##### Data for this exercise
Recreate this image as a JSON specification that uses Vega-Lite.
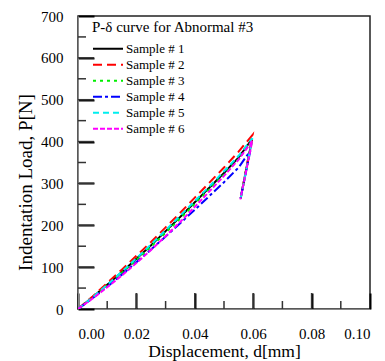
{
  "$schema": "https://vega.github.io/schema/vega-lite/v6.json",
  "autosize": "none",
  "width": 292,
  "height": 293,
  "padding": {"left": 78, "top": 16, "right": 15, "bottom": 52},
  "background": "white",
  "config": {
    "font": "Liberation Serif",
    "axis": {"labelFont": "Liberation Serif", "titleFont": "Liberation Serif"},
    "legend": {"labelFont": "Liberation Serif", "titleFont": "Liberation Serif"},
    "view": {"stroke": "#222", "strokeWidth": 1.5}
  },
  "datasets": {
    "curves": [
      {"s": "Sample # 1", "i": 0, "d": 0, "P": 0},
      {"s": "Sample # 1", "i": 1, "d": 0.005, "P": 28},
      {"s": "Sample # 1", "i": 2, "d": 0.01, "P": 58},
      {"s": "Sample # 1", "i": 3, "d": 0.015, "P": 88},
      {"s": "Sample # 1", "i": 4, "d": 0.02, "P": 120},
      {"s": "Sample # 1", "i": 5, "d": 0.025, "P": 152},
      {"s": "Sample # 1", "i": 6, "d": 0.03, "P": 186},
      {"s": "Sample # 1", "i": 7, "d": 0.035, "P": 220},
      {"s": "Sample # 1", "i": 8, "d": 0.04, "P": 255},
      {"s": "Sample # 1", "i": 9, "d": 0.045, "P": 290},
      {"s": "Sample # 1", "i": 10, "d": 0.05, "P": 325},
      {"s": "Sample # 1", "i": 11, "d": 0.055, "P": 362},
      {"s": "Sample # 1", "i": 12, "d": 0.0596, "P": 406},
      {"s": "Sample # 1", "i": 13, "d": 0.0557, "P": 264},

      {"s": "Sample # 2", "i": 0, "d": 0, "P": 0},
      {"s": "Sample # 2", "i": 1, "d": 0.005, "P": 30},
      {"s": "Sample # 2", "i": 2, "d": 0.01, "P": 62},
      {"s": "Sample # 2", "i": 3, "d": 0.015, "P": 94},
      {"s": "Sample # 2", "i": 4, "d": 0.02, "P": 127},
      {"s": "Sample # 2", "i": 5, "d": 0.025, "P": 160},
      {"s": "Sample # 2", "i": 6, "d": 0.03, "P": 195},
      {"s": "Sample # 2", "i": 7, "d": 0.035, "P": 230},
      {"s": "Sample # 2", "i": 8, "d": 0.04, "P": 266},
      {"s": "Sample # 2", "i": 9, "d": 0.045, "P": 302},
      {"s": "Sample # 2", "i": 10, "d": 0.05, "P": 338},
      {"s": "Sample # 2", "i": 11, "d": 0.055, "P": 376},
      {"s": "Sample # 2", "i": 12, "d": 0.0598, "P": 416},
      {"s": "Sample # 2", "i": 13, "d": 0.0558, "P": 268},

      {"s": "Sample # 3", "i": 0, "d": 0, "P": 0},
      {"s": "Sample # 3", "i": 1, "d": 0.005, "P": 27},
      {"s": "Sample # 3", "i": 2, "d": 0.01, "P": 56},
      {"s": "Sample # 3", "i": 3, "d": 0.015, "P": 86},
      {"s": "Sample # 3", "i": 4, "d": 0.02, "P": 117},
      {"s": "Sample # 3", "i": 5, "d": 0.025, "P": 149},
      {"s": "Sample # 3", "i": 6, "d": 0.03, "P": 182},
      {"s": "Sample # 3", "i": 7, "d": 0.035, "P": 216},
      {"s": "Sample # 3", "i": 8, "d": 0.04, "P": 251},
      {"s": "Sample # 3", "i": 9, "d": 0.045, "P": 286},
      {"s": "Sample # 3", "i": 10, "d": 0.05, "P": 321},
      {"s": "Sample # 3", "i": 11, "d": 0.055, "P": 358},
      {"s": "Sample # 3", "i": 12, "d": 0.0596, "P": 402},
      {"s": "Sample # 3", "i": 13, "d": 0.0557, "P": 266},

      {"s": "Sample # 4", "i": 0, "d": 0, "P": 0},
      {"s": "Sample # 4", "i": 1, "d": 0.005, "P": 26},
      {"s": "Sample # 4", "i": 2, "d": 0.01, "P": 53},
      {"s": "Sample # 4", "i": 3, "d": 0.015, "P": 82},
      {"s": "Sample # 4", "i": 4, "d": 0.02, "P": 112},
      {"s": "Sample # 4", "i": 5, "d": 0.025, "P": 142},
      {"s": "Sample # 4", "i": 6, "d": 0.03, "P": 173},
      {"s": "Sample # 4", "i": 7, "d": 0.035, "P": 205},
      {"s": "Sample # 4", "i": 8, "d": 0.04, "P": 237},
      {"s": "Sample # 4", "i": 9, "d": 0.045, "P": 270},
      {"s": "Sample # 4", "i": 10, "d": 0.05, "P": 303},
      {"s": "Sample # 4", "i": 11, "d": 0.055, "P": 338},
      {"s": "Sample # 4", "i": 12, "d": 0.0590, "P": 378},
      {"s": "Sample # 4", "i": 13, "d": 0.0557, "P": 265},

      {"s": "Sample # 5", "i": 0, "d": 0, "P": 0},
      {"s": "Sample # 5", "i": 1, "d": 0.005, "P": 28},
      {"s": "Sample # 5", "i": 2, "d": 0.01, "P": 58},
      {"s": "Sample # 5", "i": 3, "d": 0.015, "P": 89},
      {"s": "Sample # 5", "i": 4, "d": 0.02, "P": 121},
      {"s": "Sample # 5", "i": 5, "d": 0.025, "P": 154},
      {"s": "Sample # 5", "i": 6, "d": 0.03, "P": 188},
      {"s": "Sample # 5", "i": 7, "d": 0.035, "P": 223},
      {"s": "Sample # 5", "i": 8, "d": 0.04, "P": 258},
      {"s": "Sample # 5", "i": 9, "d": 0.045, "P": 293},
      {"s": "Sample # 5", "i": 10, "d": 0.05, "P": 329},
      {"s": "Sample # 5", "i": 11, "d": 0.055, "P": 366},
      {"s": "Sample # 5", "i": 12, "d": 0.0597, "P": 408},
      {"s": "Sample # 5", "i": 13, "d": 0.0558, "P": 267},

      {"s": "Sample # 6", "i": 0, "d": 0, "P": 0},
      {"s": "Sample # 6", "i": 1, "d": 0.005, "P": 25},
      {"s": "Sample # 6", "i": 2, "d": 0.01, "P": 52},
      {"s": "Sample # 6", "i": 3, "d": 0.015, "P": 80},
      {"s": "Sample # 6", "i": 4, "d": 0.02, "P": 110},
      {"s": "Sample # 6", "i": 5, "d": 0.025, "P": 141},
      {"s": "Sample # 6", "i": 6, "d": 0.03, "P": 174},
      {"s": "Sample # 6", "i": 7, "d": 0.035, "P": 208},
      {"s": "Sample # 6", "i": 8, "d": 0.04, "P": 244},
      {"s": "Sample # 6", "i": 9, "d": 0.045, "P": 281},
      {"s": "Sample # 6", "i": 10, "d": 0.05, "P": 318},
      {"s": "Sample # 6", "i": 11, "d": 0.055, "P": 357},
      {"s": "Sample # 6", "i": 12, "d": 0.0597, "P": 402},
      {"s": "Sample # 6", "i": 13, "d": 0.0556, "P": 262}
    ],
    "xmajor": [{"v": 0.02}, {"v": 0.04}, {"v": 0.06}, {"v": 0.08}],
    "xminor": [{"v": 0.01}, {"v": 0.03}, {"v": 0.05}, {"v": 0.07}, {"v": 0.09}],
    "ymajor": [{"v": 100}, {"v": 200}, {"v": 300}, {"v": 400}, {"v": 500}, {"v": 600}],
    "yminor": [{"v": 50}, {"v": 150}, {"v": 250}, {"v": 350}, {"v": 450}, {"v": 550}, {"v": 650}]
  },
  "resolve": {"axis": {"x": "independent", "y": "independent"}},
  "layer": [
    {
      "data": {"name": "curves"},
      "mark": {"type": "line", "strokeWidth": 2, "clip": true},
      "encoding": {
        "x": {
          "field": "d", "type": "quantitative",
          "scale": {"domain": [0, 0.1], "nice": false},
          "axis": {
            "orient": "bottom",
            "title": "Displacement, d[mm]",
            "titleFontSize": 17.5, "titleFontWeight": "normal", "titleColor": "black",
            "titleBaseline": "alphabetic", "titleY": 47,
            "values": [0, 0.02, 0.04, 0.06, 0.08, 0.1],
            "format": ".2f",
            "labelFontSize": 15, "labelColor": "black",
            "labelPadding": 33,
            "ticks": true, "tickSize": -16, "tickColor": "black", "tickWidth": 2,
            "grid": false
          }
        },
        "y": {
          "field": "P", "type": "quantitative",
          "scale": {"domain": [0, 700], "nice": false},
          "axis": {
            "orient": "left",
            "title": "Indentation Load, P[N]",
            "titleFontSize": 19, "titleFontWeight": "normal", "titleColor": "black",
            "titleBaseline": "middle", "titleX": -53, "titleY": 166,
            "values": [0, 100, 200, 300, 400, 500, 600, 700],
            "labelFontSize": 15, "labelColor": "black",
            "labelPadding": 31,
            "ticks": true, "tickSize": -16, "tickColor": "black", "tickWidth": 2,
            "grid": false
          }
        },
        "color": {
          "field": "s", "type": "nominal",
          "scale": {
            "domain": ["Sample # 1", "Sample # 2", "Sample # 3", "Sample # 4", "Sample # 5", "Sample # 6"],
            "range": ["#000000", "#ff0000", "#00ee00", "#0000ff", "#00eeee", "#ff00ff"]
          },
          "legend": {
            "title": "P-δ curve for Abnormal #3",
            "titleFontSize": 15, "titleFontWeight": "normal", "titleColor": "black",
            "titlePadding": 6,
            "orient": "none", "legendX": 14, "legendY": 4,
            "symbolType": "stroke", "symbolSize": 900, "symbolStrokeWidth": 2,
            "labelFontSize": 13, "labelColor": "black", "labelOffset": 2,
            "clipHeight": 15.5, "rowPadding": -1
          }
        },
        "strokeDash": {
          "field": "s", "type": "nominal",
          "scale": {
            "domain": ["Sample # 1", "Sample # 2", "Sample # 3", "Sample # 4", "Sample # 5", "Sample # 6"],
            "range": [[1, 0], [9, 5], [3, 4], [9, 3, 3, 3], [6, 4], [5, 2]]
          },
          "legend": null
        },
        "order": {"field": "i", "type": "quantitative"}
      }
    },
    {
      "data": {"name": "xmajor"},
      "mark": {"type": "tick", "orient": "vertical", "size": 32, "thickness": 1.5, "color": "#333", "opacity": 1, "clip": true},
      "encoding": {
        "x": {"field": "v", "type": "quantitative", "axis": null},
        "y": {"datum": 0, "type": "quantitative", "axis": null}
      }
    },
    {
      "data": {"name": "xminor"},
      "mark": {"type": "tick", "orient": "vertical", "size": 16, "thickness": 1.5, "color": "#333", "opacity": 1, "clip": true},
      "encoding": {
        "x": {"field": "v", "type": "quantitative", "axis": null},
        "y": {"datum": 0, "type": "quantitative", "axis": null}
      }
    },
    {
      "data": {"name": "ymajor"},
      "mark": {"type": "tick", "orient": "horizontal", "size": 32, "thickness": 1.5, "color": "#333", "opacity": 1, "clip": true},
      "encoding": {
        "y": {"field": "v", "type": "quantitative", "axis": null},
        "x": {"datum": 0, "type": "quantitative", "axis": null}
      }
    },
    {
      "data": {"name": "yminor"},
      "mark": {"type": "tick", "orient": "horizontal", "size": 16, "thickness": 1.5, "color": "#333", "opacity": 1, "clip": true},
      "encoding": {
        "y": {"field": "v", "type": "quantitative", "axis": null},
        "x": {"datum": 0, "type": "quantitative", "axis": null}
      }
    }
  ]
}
##########
##### Data for this exercise
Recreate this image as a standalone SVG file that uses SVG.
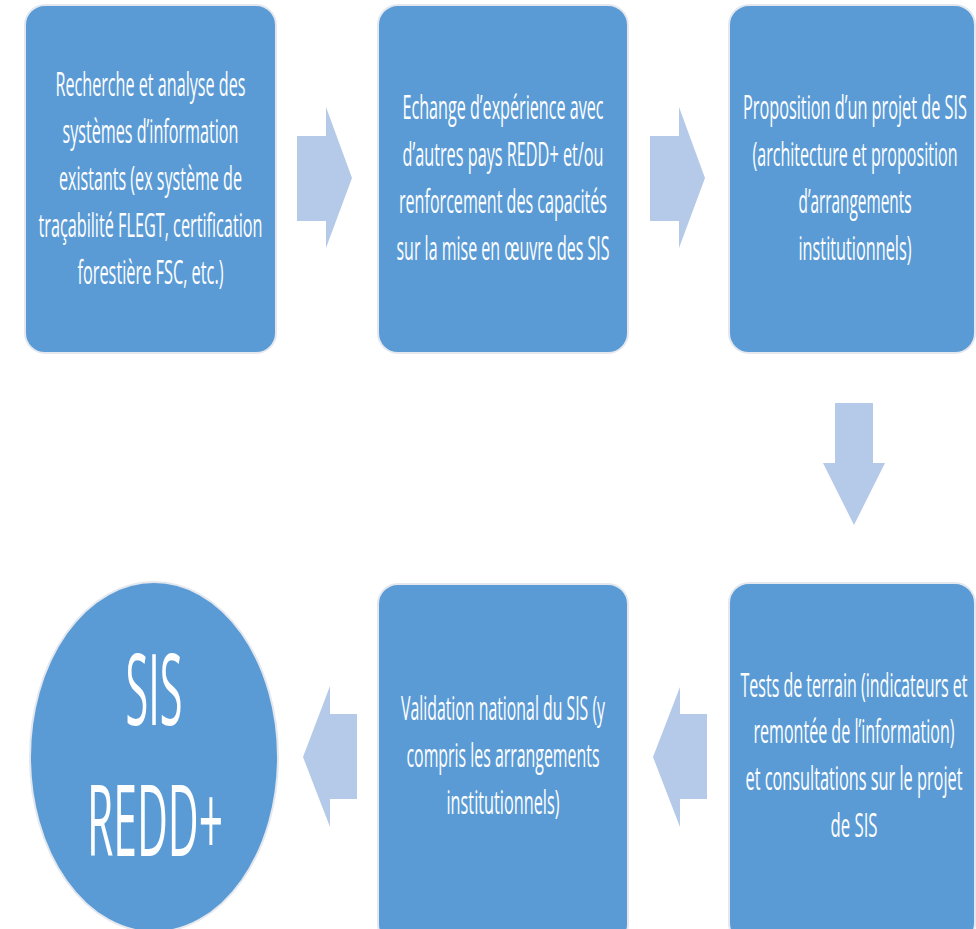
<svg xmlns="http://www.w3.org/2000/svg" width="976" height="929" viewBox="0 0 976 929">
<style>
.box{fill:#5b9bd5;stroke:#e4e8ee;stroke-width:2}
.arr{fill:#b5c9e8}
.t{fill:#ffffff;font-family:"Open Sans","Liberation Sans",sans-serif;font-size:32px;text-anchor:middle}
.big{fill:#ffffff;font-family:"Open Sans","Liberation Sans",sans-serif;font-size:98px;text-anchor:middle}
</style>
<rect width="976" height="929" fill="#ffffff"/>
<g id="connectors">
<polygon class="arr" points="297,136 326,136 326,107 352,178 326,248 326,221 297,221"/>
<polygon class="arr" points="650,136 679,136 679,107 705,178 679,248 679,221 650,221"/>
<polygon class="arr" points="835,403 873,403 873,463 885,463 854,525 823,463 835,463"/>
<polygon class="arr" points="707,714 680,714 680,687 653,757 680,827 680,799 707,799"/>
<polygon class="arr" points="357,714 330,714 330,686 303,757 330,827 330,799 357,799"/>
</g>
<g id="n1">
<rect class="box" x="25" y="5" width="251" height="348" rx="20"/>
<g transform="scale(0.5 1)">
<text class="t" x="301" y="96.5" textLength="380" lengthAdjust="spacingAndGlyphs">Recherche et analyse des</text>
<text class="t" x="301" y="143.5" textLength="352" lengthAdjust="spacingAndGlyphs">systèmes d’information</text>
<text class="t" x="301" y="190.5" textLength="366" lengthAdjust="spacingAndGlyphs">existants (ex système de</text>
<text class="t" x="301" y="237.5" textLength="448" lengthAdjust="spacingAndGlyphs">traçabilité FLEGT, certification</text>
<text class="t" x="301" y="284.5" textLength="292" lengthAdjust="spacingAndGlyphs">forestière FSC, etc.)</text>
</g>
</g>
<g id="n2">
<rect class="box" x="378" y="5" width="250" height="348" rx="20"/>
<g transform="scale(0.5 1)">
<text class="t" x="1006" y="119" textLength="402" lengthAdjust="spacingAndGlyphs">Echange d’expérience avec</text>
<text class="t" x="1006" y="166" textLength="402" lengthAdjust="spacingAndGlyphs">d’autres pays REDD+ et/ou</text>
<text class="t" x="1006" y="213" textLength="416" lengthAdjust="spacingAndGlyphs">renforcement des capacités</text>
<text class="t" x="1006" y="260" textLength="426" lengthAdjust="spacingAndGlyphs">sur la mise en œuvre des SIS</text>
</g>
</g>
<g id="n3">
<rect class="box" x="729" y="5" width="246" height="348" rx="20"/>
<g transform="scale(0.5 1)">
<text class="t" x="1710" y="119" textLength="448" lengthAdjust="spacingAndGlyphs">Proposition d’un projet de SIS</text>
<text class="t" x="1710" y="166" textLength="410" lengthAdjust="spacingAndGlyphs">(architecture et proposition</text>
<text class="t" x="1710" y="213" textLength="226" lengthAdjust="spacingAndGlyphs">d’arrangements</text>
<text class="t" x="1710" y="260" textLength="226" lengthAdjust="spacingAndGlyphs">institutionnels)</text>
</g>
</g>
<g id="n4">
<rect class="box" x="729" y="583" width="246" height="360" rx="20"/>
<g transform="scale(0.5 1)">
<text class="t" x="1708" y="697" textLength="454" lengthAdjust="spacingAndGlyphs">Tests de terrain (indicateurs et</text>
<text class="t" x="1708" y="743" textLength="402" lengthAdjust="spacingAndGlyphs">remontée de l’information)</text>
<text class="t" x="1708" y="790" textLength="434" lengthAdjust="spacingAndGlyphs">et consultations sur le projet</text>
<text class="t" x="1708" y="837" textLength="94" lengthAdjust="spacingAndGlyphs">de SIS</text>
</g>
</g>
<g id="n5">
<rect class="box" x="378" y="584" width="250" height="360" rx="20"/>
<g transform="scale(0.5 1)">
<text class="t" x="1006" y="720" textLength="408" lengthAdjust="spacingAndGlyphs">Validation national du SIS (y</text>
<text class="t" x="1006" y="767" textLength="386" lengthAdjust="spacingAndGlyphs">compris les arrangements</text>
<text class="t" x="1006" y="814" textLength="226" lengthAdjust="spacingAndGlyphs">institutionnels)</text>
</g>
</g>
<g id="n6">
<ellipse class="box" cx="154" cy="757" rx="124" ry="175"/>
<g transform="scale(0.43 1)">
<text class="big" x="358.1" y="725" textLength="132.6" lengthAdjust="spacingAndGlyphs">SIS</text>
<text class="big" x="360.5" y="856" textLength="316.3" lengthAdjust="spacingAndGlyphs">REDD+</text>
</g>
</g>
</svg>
##########
##### Data for this exercise
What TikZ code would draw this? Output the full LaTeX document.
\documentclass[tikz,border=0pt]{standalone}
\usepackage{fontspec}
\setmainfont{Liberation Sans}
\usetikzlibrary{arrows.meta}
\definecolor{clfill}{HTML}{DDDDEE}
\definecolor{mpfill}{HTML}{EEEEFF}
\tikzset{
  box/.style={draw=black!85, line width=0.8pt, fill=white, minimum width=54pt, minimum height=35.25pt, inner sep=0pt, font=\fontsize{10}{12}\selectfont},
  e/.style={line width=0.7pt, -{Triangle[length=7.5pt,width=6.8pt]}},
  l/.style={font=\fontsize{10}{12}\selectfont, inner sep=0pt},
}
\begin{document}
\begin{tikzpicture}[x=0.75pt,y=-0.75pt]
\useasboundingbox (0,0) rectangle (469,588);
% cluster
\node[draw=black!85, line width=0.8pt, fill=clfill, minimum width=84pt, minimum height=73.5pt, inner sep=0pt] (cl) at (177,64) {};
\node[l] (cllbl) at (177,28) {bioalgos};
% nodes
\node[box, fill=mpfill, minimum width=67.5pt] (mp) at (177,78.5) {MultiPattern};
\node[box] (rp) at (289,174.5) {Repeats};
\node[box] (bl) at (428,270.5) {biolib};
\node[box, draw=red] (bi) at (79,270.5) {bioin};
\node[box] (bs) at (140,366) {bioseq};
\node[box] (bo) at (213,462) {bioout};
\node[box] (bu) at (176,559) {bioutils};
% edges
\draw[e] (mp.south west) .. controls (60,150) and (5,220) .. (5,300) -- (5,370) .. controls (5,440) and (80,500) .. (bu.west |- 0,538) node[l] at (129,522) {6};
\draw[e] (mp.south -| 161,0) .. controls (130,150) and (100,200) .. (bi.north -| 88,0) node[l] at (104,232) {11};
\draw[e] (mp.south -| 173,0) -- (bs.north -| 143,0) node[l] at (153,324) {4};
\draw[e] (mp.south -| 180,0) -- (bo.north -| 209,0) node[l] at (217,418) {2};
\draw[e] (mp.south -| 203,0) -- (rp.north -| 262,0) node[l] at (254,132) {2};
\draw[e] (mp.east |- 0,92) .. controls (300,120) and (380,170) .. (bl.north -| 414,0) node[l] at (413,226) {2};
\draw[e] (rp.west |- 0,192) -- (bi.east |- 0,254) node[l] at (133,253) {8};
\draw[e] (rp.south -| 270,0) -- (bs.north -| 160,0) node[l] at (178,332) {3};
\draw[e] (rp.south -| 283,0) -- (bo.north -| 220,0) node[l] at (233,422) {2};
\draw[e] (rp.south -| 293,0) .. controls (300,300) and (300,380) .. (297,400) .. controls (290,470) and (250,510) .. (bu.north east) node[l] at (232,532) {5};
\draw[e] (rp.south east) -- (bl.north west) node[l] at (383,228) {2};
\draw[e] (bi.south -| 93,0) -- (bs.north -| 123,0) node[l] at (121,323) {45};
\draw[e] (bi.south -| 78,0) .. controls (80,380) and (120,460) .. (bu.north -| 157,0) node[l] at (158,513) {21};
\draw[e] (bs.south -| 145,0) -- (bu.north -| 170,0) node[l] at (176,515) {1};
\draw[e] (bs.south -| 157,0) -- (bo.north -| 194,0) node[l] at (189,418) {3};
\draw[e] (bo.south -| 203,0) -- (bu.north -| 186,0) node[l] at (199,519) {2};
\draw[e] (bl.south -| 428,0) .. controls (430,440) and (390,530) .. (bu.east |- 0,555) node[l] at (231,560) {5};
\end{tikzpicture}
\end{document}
##########
Go through the records and copy each line with "that" in it.

**The reply**
Recreate this image as a JSON specification that uses Vega-Lite.
Recreate this image as a standalone SVG file that uses SVG.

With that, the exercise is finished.